Island Air welcomed a new addition to its fleet Wednesday.
The airline is following through with plans to upgrade its aircraft and expand its presence in the Hawaii with three new Q400 turboprop aircraft.
The first was blessed Wednesday. The other two have been ordered, but have not yet arrived in Honolulu.
“After extensive evaluation, review and comparison studies of different aircraft, as well as input from our pilots and operations crew, we reached the conclusion that the Q400 is the right aircraft that will allow us to meet the needs of our customers and provide them with the best interisland travel experience,” said David Uchiyama, president and chief executive officer, Island Air.
We wanted to know, how will these planes impact us, and will it make flying inter-island cheaper?
According to local aviation expert Peter Forman, the aircraft will be a welcome addition, not just for Island Air, but consumers too.
“For the airline, it really allows Island Air to say to the world, ‘We want to be the second really significant air island player in Hawaii,'” said Forman, “and that’s important because after Aloha (Airlines) disappeared, there was speculation that a mainland carrier would come in to replace Aloha. But with Island Air, these airplanes are nice enough where they have a real chance of being a significant second player.”

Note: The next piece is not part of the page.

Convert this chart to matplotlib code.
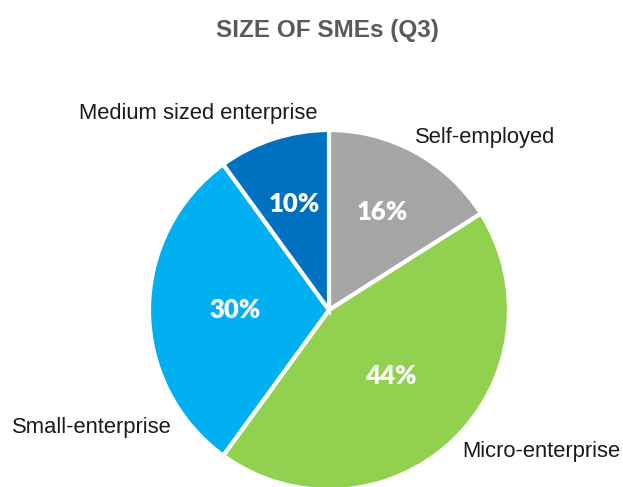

Catching up to Hawaiian won’t be easy. The company just announced last year was a record year for the company, carrying more than 11 million passengers.
According to Island Air, the new planes can seat 78 people. That’s 14 more than its current planes can carry.
“It’s a much faster airplane, so Island Air will actually be able to fly more flights in a single day, so it’ll be more efficient for them because of that,” Forman said.
Although there’s no telling if another airfare war may be on the horizon, Foreman says any competition will ultimately benefit consumers.
When asked if another airline, such as Southwest, may still try to enter the market, he says that depends on how well Island Air does with its expansion plans.
“Competition is good for the consumer in the long-run,” Forman said. “If they really establish themselves and gain a significant part of the market, then I think it will not happen. But if they don’t succeed with this Q400, then I think it would happen.”